→ **Given data**:
━━━━
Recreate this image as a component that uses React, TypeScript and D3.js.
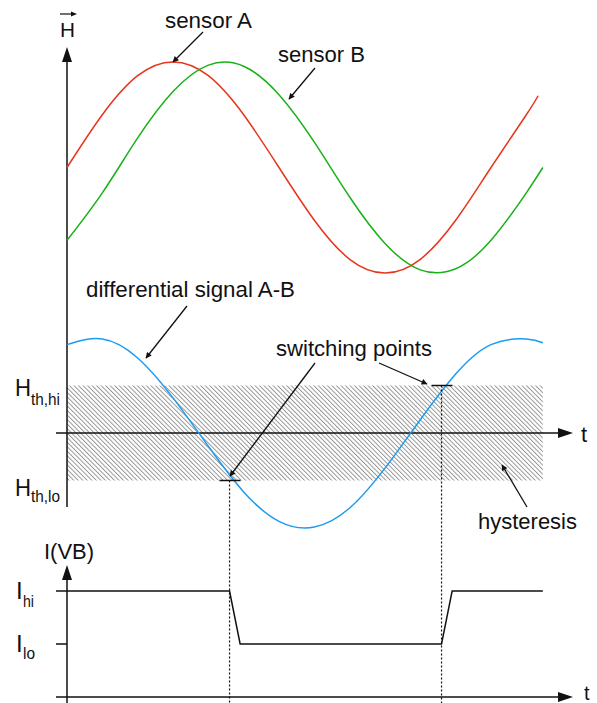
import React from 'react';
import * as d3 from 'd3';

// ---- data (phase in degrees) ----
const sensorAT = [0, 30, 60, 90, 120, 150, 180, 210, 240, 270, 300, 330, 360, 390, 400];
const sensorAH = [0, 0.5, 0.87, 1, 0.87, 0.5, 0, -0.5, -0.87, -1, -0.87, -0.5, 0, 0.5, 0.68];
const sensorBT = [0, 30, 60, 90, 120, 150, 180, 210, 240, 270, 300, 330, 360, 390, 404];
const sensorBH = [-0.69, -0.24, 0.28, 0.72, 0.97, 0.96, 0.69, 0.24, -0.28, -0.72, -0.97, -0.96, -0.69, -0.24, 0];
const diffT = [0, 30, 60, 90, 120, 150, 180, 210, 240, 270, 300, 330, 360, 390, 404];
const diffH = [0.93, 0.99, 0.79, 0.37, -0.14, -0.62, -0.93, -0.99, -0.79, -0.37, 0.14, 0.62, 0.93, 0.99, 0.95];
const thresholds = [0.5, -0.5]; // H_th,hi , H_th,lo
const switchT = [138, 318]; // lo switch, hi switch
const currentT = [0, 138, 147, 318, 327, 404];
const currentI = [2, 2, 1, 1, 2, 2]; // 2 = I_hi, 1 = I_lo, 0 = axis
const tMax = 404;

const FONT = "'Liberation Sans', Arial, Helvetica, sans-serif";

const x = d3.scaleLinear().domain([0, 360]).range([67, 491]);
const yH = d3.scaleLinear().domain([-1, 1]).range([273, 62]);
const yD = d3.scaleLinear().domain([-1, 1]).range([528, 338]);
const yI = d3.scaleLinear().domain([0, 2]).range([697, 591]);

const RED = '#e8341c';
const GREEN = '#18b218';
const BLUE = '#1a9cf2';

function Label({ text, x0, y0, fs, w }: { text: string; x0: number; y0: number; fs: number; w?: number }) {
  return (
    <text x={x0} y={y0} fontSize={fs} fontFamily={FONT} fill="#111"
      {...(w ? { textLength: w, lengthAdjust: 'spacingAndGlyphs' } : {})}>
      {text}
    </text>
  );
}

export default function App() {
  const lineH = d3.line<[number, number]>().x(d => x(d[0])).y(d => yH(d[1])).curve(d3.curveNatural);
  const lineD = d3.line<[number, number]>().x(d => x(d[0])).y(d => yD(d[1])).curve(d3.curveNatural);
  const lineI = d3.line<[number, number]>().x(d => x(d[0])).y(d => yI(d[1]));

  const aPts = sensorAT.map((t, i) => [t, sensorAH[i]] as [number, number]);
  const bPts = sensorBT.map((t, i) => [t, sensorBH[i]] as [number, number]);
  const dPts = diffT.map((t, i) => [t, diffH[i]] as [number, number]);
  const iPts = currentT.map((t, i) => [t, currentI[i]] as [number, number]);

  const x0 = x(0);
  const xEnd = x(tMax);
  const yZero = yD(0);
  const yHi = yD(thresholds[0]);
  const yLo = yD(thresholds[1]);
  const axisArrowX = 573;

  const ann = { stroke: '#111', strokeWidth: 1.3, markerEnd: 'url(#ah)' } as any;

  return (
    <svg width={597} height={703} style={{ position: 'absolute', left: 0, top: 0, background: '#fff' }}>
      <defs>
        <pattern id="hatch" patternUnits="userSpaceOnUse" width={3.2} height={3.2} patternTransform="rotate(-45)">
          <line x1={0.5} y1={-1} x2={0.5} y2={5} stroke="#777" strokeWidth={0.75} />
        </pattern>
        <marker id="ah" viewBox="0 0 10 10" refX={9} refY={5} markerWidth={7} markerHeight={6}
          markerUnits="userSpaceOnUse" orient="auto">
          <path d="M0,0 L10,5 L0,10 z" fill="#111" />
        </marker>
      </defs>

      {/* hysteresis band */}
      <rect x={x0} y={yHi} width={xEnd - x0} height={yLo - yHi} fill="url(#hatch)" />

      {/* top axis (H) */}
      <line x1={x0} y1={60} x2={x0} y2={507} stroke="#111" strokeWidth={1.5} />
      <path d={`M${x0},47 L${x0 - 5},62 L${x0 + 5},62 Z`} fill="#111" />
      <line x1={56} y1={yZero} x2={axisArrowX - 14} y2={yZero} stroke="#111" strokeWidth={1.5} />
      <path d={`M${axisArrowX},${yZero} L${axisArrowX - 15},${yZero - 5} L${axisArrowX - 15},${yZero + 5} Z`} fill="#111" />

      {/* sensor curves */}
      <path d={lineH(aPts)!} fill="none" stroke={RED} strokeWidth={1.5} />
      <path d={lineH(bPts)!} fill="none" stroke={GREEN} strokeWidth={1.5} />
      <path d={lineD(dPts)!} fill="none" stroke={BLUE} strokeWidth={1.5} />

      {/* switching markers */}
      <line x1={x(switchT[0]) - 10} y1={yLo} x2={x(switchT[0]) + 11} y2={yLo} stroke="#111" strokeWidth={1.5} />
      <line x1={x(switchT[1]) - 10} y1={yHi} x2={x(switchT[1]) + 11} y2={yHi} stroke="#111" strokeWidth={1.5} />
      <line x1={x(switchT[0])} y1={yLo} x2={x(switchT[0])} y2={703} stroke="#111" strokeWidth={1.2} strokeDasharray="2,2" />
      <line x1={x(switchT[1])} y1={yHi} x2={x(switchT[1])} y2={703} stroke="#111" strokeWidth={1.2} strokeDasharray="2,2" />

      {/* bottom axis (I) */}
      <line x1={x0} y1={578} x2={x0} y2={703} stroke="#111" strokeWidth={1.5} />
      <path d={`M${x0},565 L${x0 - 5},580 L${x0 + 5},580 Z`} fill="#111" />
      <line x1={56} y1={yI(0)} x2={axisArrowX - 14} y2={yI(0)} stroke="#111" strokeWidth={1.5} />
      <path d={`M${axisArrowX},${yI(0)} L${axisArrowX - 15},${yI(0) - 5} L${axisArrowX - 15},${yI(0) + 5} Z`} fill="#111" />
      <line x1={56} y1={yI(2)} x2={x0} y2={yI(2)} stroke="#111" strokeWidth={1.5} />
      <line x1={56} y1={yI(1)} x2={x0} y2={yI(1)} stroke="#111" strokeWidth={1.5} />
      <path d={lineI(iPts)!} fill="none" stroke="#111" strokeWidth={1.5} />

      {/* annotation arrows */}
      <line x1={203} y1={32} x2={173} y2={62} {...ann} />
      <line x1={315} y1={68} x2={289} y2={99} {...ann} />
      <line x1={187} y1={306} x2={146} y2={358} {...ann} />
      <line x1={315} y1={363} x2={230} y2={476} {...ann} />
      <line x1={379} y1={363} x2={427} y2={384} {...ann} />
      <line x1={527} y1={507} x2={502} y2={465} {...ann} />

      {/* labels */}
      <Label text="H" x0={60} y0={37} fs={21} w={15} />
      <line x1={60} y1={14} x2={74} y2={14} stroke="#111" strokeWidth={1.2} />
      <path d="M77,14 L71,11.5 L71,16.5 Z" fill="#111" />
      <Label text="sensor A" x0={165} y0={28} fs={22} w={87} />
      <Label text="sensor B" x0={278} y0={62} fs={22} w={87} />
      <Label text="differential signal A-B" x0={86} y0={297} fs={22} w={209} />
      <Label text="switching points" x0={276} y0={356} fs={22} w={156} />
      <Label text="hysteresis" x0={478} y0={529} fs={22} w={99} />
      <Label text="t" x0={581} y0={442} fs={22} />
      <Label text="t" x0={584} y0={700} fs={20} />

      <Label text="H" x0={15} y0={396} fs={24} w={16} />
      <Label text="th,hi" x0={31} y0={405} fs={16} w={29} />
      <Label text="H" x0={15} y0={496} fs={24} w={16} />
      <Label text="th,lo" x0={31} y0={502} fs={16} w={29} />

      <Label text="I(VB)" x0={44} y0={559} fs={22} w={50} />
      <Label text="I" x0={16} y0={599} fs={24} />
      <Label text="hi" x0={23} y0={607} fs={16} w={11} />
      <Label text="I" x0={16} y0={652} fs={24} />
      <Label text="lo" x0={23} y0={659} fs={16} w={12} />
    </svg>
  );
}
━━━━
→ **Brief**: Only lines belong in the copy: transcribe those from the start of the data through the line that contains "import * as d3 from 'd3';", and skip the pictures.

→ **Answer in full**:
Recreate this image as a component that uses React, TypeScript and D3.js.
import React from 'react';
import * as d3 from 'd3';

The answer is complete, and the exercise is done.